I don't think you ever gave the reference for that zinc catalyzed Claisen rearrangement, so I never read the paper. But when compared to the claims from the cleavage with Oxone article, the difference should be obvious. Articles with supporting material, mechanistically reasonable claims, proper references, no examples in conflict to the general chemoselectivity rules, normal yields, properly reported analyses, no crappy introductions, critical scientific discourse, etc., usually are no BS. For this reason, the BS papers are generally easy to spot. Usually the only ones that are unable to spot them are the incompetent referees (usually the same type of type of people as the authors of such papers).

Dr.Bob - 2-4-2014 at 08:52

The article claims to make an acid from an allyl group, not the ketone, which is only made where there is a disubstituted alkene. So I don't even understand the scheme shown by forsh. I would expect 2-hydroxyphenylacetic acid and formic acid to be made from that oxidative cleavage. And the acid could certainly decarboxylate in GC, although I would expect to see a strong M-H+ peak for the acid in negative mode. Positive mode might not show the acid well.
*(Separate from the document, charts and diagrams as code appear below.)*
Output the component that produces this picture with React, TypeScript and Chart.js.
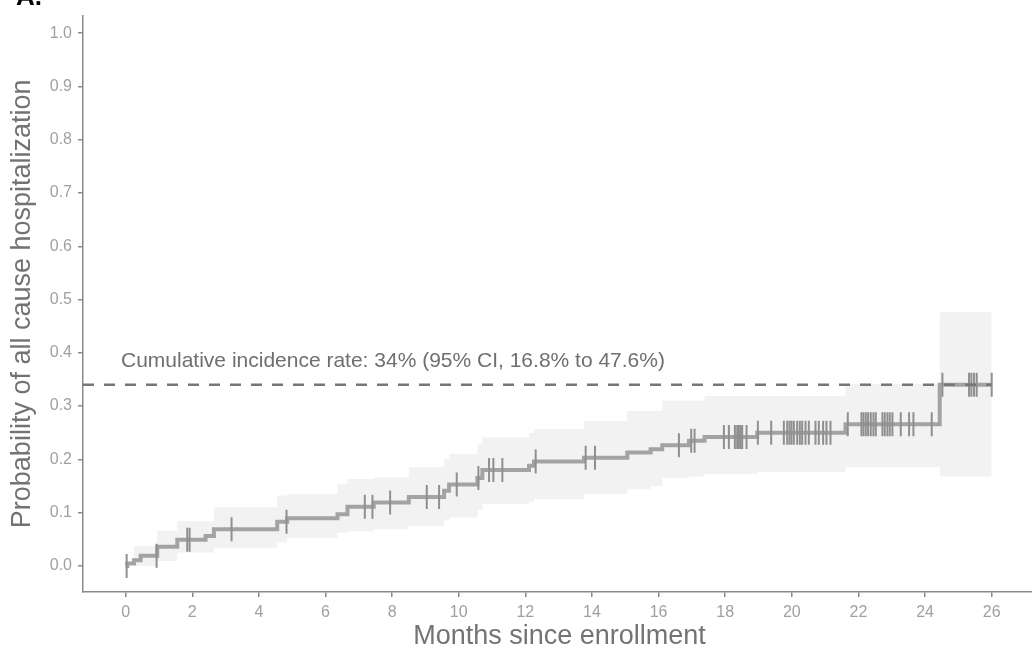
import React, { useEffect, useRef } from 'react';
import { Chart, registerables } from 'chart.js';

Chart.register(...registerables);

// ---- data ----
const eventTimes = [0, 0.05, 0.25, 0.45, 0.95, 1.55, 2.4, 2.65, 4.55, 4.85, 6.36, 6.66, 7.45, 8.5, 9.56, 9.71, 10.56, 10.71, 12.11, 12.26, 13.76, 15.06, 15.76, 16.11, 16.91, 17.38, 18.96, 21.61, 24.44];
const incidence = [0, 0.0045, 0.0107, 0.019, 0.036, 0.049, 0.056, 0.069, 0.083, 0.0895, 0.097, 0.111, 0.119, 0.1295, 0.141, 0.153, 0.165, 0.18, 0.188, 0.196, 0.203, 0.2127, 0.219, 0.2265, 0.2347, 0.242, 0.25, 0.266, 0.34];
const ciUpper = [0, 0.0045, 0.038, 0.038, 0.066, 0.084, 0.084, 0.11, 0.132, 0.135, 0.154, 0.163, 0.166, 0.185, 0.2, 0.21, 0.228, 0.241, 0.25, 0.257, 0.272, 0.291, 0.291, 0.31, 0.31, 0.319, 0.319, 0.342, 0.476];
const ciLower = [0, 0.0045, 0, 0, 0.009, 0.025, 0.025, 0.034, 0.044, 0.053, 0.062, 0.065, 0.069, 0.075, 0.085, 0.091, 0.105, 0.116, 0.12, 0.125, 0.135, 0.144, 0.15, 0.165, 0.168, 0.172, 0.176, 0.185, 0.168];
const endTime = 26;
const censorTimes = [0.03, 0.93, 1.85, 1.92, 3.18, 4.83, 7.18, 7.41, 7.94, 9.04, 9.41, 9.94, 10.59, 10.91, 11.04, 11.31, 12.31, 13.81, 14.09, 16.61, 16.98, 17.08, 17.96, 18.11, 18.29, 18.36, 18.41, 18.46, 18.51, 18.64, 18.98, 19.38, 19.76, 19.86, 19.93, 19.99, 20.06, 20.16, 20.24, 20.31, 20.41, 20.51, 20.71, 20.81, 20.94, 21.04, 21.16, 21.68, 22.09, 22.15, 22.22, 22.29, 22.37, 22.45, 22.52, 22.72, 22.79, 22.87, 22.94, 23.02, 23.27, 23.52, 23.65, 24.2, 24.52, 25.32, 25.39, 25.47, 25.55, 26.0];
const xTicks = [0, 2, 4, 6, 8, 10, 12, 14, 16, 18, 20, 22, 24, 26];
const yTicks = [0, 0.1, 0.2, 0.3, 0.4, 0.5, 0.6, 0.7, 0.8, 0.9, 1.0];
const summaryRate = 0.34;
const annotationText = 'Cumulative incidence rate: 34% (95% CI, 16.8% to 47.6%)';
const xTitle = 'Months since enrollment';
const yTitle = 'Probability of all cause hospitalization';
const panelLabel = 'A.';

const FONT = '"Liberation Sans", Arial, Helvetica, sans-serif';
const X_MIN = -1.28;
const X_MAX = 27.21;

function stepAt(t: number): number {
  let v = incidence[0];
  for (let i = 0; i < eventTimes.length; i++) {
    if (eventTimes[i] <= t) v = incidence[i];
  }
  return v;
}

function toPts(vals: number[]) {
  const pts = eventTimes.map((t, i) => ({ x: t, y: vals[i] }));
  pts.push({ x: endTime, y: vals[vals.length - 1] });
  return pts;
}

export default function App() {
  const ref = useRef<HTMLCanvasElement>(null);

  useEffect(() => {
    if (!ref.current) return;
    const textPlugin = {
      id: 'texts',
      afterDraw(chart: any) {
        const { ctx, scales } = chart;
        const x = scales.x;
        const y = scales.y;
        ctx.save();
        // annotation
        ctx.fillStyle = '#6f6f6f';
        ctx.font = `21px ${FONT}`;
        ctx.textAlign = 'left';
        ctx.textBaseline = 'middle';
        ctx.fillText(annotationText, 121, 361);
        // x title
        ctx.fillStyle = '#737373';
        ctx.font = `27px ${FONT}`;
        ctx.textAlign = 'center';
        ctx.fillText(xTitle, (x.left + x.right) / 2 + 2, 637);
        // y title
        ctx.save();
        ctx.translate(23, (y.top + y.bottom) / 2);
        ctx.rotate(-Math.PI / 2);
        ctx.fillText(yTitle, 0, 0);
        ctx.restore();
        // panel label
        ctx.fillStyle = '#000';
        ctx.font = `bold 26px ${FONT}`;
        ctx.textAlign = 'left';
        ctx.textBaseline = 'alphabetic';
        ctx.fillText(panelLabel, 16, 5);
        ctx.restore();
      },
    };

    const axisColor = '#8a8a8a';
    const tickColor = '#a0a0a0';

    const chart = new Chart(ref.current, {
      type: 'line',
      data: {
        datasets: [
          {
            label: 'upper',
            data: toPts(ciUpper),
            stepped: 'before',
            borderWidth: 0,
            borderColor: 'rgba(0,0,0,0)',
            pointRadius: 0,
            fill: '+1',
            backgroundColor: '#f2f2f2',
            order: 5,
          },
          {
            label: 'lower',
            data: toPts(ciLower),
            stepped: 'before',
            borderWidth: 0,
            borderColor: 'rgba(0,0,0,0)',
            pointRadius: 0,
            fill: false,
            order: 6,
          },
          {
            label: 'curve',
            data: toPts(incidence),
            stepped: 'before',
            borderColor: '#a3a3a3',
            borderWidth: 4,
            pointRadius: 0,
            fill: false,
            order: 3,
          },
          {
            type: 'scatter',
            label: 'censor',
            data: censorTimes.map((t) => ({ x: t, y: stepAt(t) })),
            pointStyle: 'line',
            rotation: 90,
            pointRadius: 12,
            borderColor: '#8f8f8f',
            backgroundColor: '#8f8f8f',
            borderWidth: 2,
            showLine: false,
            order: 2,
          },
          {
            label: 'rate',
            data: [
              { x: X_MIN, y: summaryRate },
              { x: endTime, y: summaryRate },
            ],
            borderColor: '#777777',
            borderWidth: 2.5,
            borderDash: [11, 10],
            pointRadius: 0,
            fill: false,
            order: 1,
          },
        ],
      } as any,
      options: {
        animation: false,
        responsive: false,
        maintainAspectRatio: false,
        layout: { autoPadding: false, padding: { top: 15, right: 0, left: 0, bottom: 0 } },
        plugins: {
          legend: { display: false },
          tooltip: { enabled: false },
          title: { display: false },
        },
        scales: {
          x: {
            type: 'linear',
            min: X_MIN,
            max: X_MAX,
            afterBuildTicks: (s: any) => {
              s.ticks = xTicks.map((v) => ({ value: v }));
            },
            afterFit: (s: any) => {
              s.height = 62;
            },
            ticks: {
              color: tickColor,
              font: { family: FONT, size: 16 },
              padding: 6,
              maxRotation: 0,
              autoSkip: false,
              callback: (v: any) => String(v),
            },
            grid: {
              drawOnChartArea: false,
              drawTicks: true,
              tickLength: 5,
              color: axisColor,
              lineWidth: 1.5,
            },
            border: { display: true, color: axisColor, width: 1.5 },
          },
          y: {
            type: 'linear',
            min: -0.049,
            max: 1.033,
            afterBuildTicks: (s: any) => {
              s.ticks = yTicks.map((v) => ({ value: v }));
            },
            afterFit: (s: any) => {
              s.width = 83;
            },
            ticks: {
              color: tickColor,
              font: { family: FONT, size: 16 },
              padding: 6,
              callback: (v: any) => Number(v).toFixed(1),
            },
            grid: {
              drawOnChartArea: false,
              drawTicks: true,
              tickLength: 5,
              color: axisColor,
              lineWidth: 1.5,
            },
            border: { display: true, color: axisColor, width: 1.5 },
          },
        },
      } as any,
      plugins: [textPlugin],
    });
    return () => chart.destroy();
  }, []);

  return (
    <div style={{ position: 'absolute', left: 0, top: 0, width: 1032, height: 654, background: '#fff' }}>
      <canvas ref={ref} width={1032} height={654} style={{ display: 'block' }} />
    </div>
  );
}
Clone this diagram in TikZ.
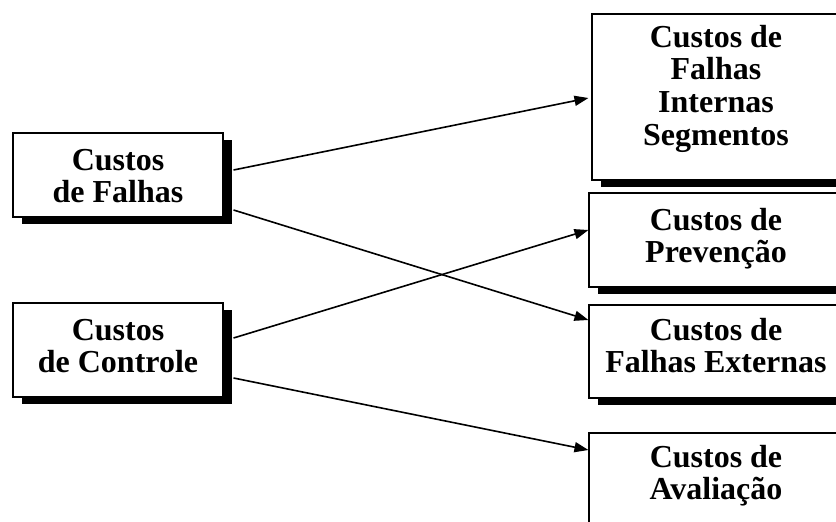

Another point that has been seen a few times in "metal free" reactions, if that trace amounts of many metals are present in most inorganic chemicals, reagents, and dirty glassware. Thus the "Palladium free" Suzuki of years past that turned out to be working due to traces of Pd in the Na2CO3 used. It woulds not surprise me at all if this reaction was not partly catalyzed by traces of heavy metals in the oxone, glassware, solvents, etc used in some labs. But that simply mean that you could run this reaction with a very small amount of OsO4 (or many other metals), if you allow it to simple go long enough and heat it up enough. There are several metals know to catalyze that reaction, so it might even be a combination of several impurities all contributing to the reaction going forward.